El sufrimiento psicológico después de una emergencia puede golpear de inmediato o aparecer mucho después del desastre y acompañar a las personas durante años, especialmente cuando se viven pérdidas, duelos, desplazamientos o la ruptura de vínculos comunitarios. Es ahí donde se gestan cuadros de ansiedad, depresión, estrés postraumático y otros trastornos que requieren atención constante.
Garantizar el acceso a servicios de salud mental es un acto de dignidad humana.

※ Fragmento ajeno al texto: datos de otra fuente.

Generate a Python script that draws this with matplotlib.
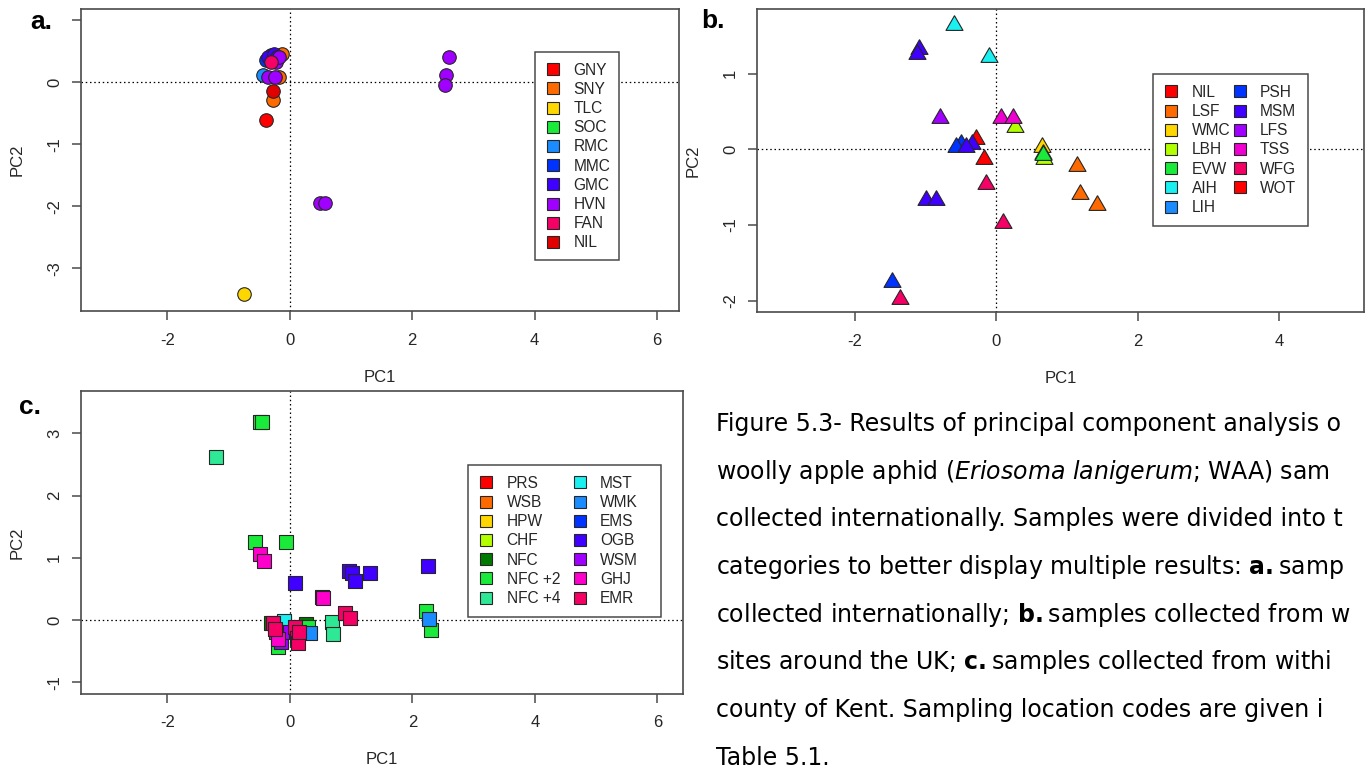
import matplotlib
matplotlib.use("Agg")
import matplotlib.pyplot as plt
from matplotlib.lines import Line2D
from matplotlib.patches import Rectangle

plt.rcParams["font.family"] = ["Liberation Sans", "DejaVu Sans"]
plt.rcParams["axes.unicode_minus"] = False
plt.rcParams["mathtext.fontset"] = "dejavusans"

# ---- panel a: international samples (circles) ----
a_labels = ["GNY", "SNY", "TLC", "SOC", "RMC", "MMC", "GMC", "HVN", "FAN", "NIL"]
a_colors = ["#FF0000", "#FF6A00", "#FFD700", "#1AEB3A", "#1A8CFF",
            "#0033FF", "#4000FF", "#A000FF", "#F50064", "#E00000"]
a_x = [[-0.39], [-0.27, -0.17, -0.12], [-0.75], [-0.28], [-0.43, -0.36],
       [-0.38, -0.30], [-0.35, -0.25, -0.20],
       [2.60, 2.56, 2.53, 0.49, 0.57, -0.35, -0.24, -0.22, -0.18],
       [-0.30], [-0.27]]
a_y = [[-0.61], [-0.29, 0.09, 0.45], [-3.41], [0.42], [0.12, 0.38],
       [0.36, 0.44], [0.41, 0.45, 0.40],
       [0.41, 0.11, -0.04, -1.95, -1.95, 0.08, 0.08, 0.33, 0.40],
       [0.33], [-0.135]]

# ---- panel b: UK sites (triangles) ----
b_labels = ["NIL", "LSF", "WMC", "LBH", "EVW", "AIH", "LIH",
            "PSH", "MSM", "LFS", "TSS", "WFG", "WOT"]
b_colors = ["#FF0000", "#FF6A00", "#FFD700", "#B2FF00", "#1AEB3A", "#1AF0F0", "#1A8CFF",
            "#0033FF", "#4000FF", "#A000FF", "#F000D0", "#F50064", "#FF0000"]
b_x = [[-0.29], [1.14, 1.18, 1.42], [0.64], [0.66, 0.68, 0.26], [0.66], [-0.60, -0.11], [-0.52],
       [-0.50, -0.57, -1.48], [-1.09, -1.12, -0.35, -0.43, -1.00, -0.85], [-0.80],
       [0.07, 0.23], [-0.14, 0.09, -1.36], [-0.17]]
b_y = [[0.14], [-0.22, -0.59, -0.73], [0.03], [-0.06, -0.13, 0.29], [-0.07], [1.65, 1.22], [0.04],
       [0.07, 0.03, -1.75], [1.33, 1.26, 0.07, 0.03, -0.67, -0.67], [0.42],
       [0.42, 0.42], [-0.46, -0.97, -1.98], [-0.13]]

# ---- panel c: Kent sites (squares) ----
c_labels = ["PRS", "WSB", "HPW", "CHF", "NFC", "NFC +2", "NFC +4",
            "MST", "WMK", "EMS", "OGB", "WSM", "GHJ", "EMR"]
c_colors = ["#FF0000", "#FF6A00", "#FFD700", "#B2FF00", "#007A00", "#1AEB3A", "#2EE895",
            "#1AF0F0", "#1A8CFF", "#0033FF", "#4000FF", "#A000FF", "#FF00CC", "#F50064"]
c_x = [[0.10], [-0.20], [-0.22], [-0.25], [-0.30, 0.26],
       [-0.49, -0.45, -0.57, -0.06, 2.22, 2.30, -0.19, 0.30],
       [-1.20, 0.69, 0.70, -0.10],
       [-0.10], [0.33, 2.28], [-0.15], [0.09, 0.96, 1.02, 1.06, 1.31, 2.25],
       [-0.18, -0.15, -0.12], [-0.49, -0.43, 0.52, 0.54, -0.22, -0.20],
       [0.90, 0.99, -0.27, -0.25, 0.09, 0.11, 0.13, 0.15]]
c_y = [[-0.15], [-0.10], [-0.15], [-0.10], [-0.05, -0.06],
       [3.18, 3.18, 1.25, 1.25, 0.15, -0.16, -0.43, -0.11],
       [2.62, -0.03, -0.22, -0.05],
       [-0.02], [-0.21, 0.01], [-0.30], [0.59, 0.78, 0.76, 0.63, 0.76, 0.86],
       [-0.25, -0.35, -0.20], [1.06, 0.94, 0.37, 0.35, -0.20, -0.30],
       [0.11, 0.03, -0.05, -0.15, -0.11, -0.29, -0.37, -0.20]]

caption = [
    "Figure 5.3- Results of principal component analysis o",
    r"woolly apple aphid ($\mathit{Eriosoma\ lanigerum}$; WAA) sam",
    "collected internationally. Samples were divided into t",
    r"categories to better display multiple results: $\mathbf{a.}$samp",
    r"collected internationally; $\mathbf{b.}$samples collected from w",
    r"sites around the UK; $\mathbf{c.}$samples collected from withi",
    "county of Kent. Sampling location codes are given i",
    "Table 5.1.",
]

W, H = 1371, 772
fig = plt.figure(figsize=(W / 100, H / 100), dpi=100)

tri = [(0, 1.5551), (-1.3468, -0.7776), (1.3468, -0.7776), (0, 1.5551)]
edge = "#262626"
axcol = "#4a4a4a"
txtcol = "#262626"


def make_axes(l, t, r, b):
    return fig.add_axes([l / W, 1 - b / H, (r - l) / W, (b - t) / H])


def style(ax, xlim, ylim, xt, yt, ytl=None):
    ax.set_xlim(*xlim)
    ax.set_ylim(*ylim)
    ax.set_xticks(xt)
    ax.set_yticks(yt)
    if ytl is not None:
        ax.set_yticklabels(ytl)
    for s in ax.spines.values():
        s.set_color(axcol)
        s.set_linewidth(1.2)
    ax.tick_params(axis="both", direction="out", length=6.5, width=1.1,
                   color=axcol, labelsize=12, labelcolor=txtcol)
    ax.tick_params(axis="x", pad=9)
    ax.tick_params(axis="y", pad=7)
    for lab in ax.get_yticklabels():
        lab.set_rotation(90)
        lab.set_va("center")
    ax.axhline(0, color="black", lw=0.9, ls=(0, (1.2, 2.2)), zorder=1)
    ax.axvline(0, color="black", lw=0.9, ls=(0, (1.2, 2.2)), zorder=1)
    ax.set_xlabel("PC1", fontsize=12, color=txtcol, labelpad=16)
    ax.set_ylabel("PC2", fontsize=12, color=txtcol, labelpad=16)


def add_legend(ax, labels, colors, box, ncol, colsp):
    # box = (left, top, right, bottom) in figure pixels, drawn like R's legend frame
    l, t, r, b = box
    ax.add_patch(Rectangle((l / W, 1 - b / H), (r - l) / W, (b - t) / H,
                           transform=fig.transFigure, facecolor="white",
                           edgecolor=axcol, linewidth=1.1, zorder=4, clip_on=False))
    handles = [Line2D([], [], ls="", marker="s", markersize=8, markerfacecolor=c,
                      markeredgecolor=edge, markeredgewidth=0.8) for c in colors]
    leg = ax.legend(handles, labels, loc="upper left", ncol=ncol,
                    bbox_to_anchor=(l / W, 1 - t / H),
                    bbox_transform=fig.transFigure, borderaxespad=0,
                    fontsize=11.2, frameon=False, borderpad=0.7, handlelength=1.0,
                    handletextpad=0.8, labelspacing=0.27, columnspacing=colsp)
    for tx in leg.get_texts():
        tx.set_color(txtcol)
    leg.set_zorder(5)


# panel a
ax_a = make_axes(80.7, 9, 679, 311)
for xs, ys, col in zip(a_x, a_y, a_colors):
    ax_a.scatter(xs, ys, s=95, marker="o", c=col, edgecolors=edge, linewidths=0.8, zorder=3)
style(ax_a, (-3.415, 6.36), (-3.69, 1.18), [-2, 0, 2, 4, 6], [-3, -2, -1, 0, 1],
      ["-3", "-2", "-1", "0", ""])
add_legend(ax_a, a_labels, a_colors, (534.7, 51.7, 618.7, 260), 1, 0.5)

# panel b
ax_b = make_axes(756.7, 9, 1364, 312)
for xs, ys, col in zip(b_x, b_y, b_colors):
    ax_b.scatter(xs, ys, s=200, marker=tri, c=col, edgecolors=edge, linewidths=0.8, zorder=3)
style(ax_b, (-3.39, 5.2), (-2.15, 1.856), [-2, 0, 2, 4], [-2, -1, 0, 1])
add_legend(ax_b, b_labels, b_colors, (1152.7, 74, 1308.3, 226), 2, 0.12)

# panel c
ax_c = make_axes(80.7, 391, 683, 693.7)
for xs, ys, col in zip(c_x, c_y, c_colors):
    ax_c.scatter(xs, ys, s=100, marker="s", c=col, edgecolors=edge, linewidths=0.8, zorder=3)
style(ax_c, (-3.415, 6.42), (-1.185, 3.68), [-2, 0, 2, 4, 6], [-1, 0, 1, 2, 3])
add_legend(ax_c, c_labels, c_colors, (467.7, 465, 661, 617.3), 2, 0.75)

# panel letters
fig.text(41 / W, 1 - 22 / H, "a.", fontsize=19, fontweight="bold", ha="center", va="center")
fig.text(713 / W, 1 - 21 / H, "b.", fontsize=19, fontweight="bold", ha="center", va="center")
fig.text(30 / W, 1 - 407 / H, "c.", fontsize=19, fontweight="bold", ha="center", va="center")

# caption
for i, line in enumerate(caption):
    fig.text(716 / W, 1 - (431 + i * 47.7) / H, line, fontsize=17, color="black",
             family="DejaVu Sans", ha="left", va="baseline")

fig.savefig("out.png", dpi=100)
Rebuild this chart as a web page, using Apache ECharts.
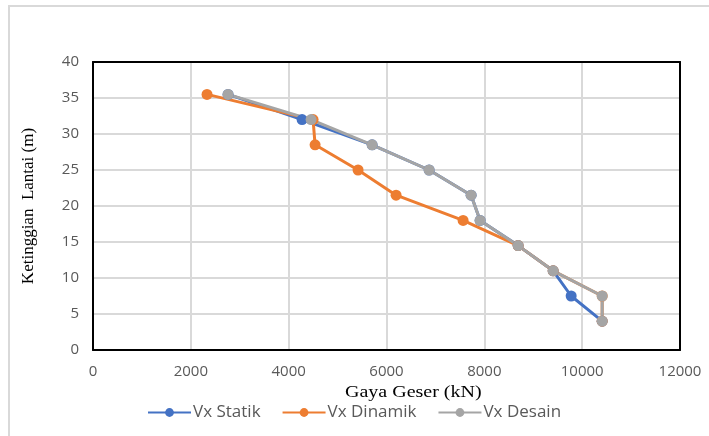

Significa asegurar que nadie quede solo cuando la vida se desordena, que el dolor tenga un lugar donde ser escuchado y que la recuperación sea también emocional.
Aun así, el camino no es sencillo. Muchas personas no logran acceder a la ayuda que necesitan, o lo hacen demasiado tarde. Persisten barreras como la escasez de especialistas, la sobrecarga de los servicios de atención primaria, la falta de redes comunitarias, el estigma social y la debilidad de la coordinación entre instituciones.
Las cifras lo confirman: durante la pandemia de COVID-19, el 61 % de la población costarricense presentó síntomas de depresión, y un 43,7 % manifestó ansiedad grave. Además, un 32,1 % reportó una afectación crítica en su salud mental, según datos del Ministerio de Salud.
Tras la emergencia sanitaria, la situación no mejoró del todo. En 2021, la incidencia de depresión fue especialmente alta entre las mujeres jóvenes, con tasas de hasta 244,9 casos por cada 100 000 habitantes, y cantones como Parrita alcanzaron 509,9 casos por cada 100 000 habitantes.
Ante este panorama, el Ministerio de Salud ha dado un paso significativo con la aprobación de la Política Nacional de Salud Mental 2024-2034, que propone un enfoque integral con énfasis en la creación de entornos protectores, la prevención del suicidio y la cooperación entre sectores.
Las cifras y los testimonios nos dejan una lección clara, la salud mental no puede esperar. Debe estar presente en cada acción, en cada política y en cada respuesta de emergencia, porque cuidar la mente es cuidar la vida.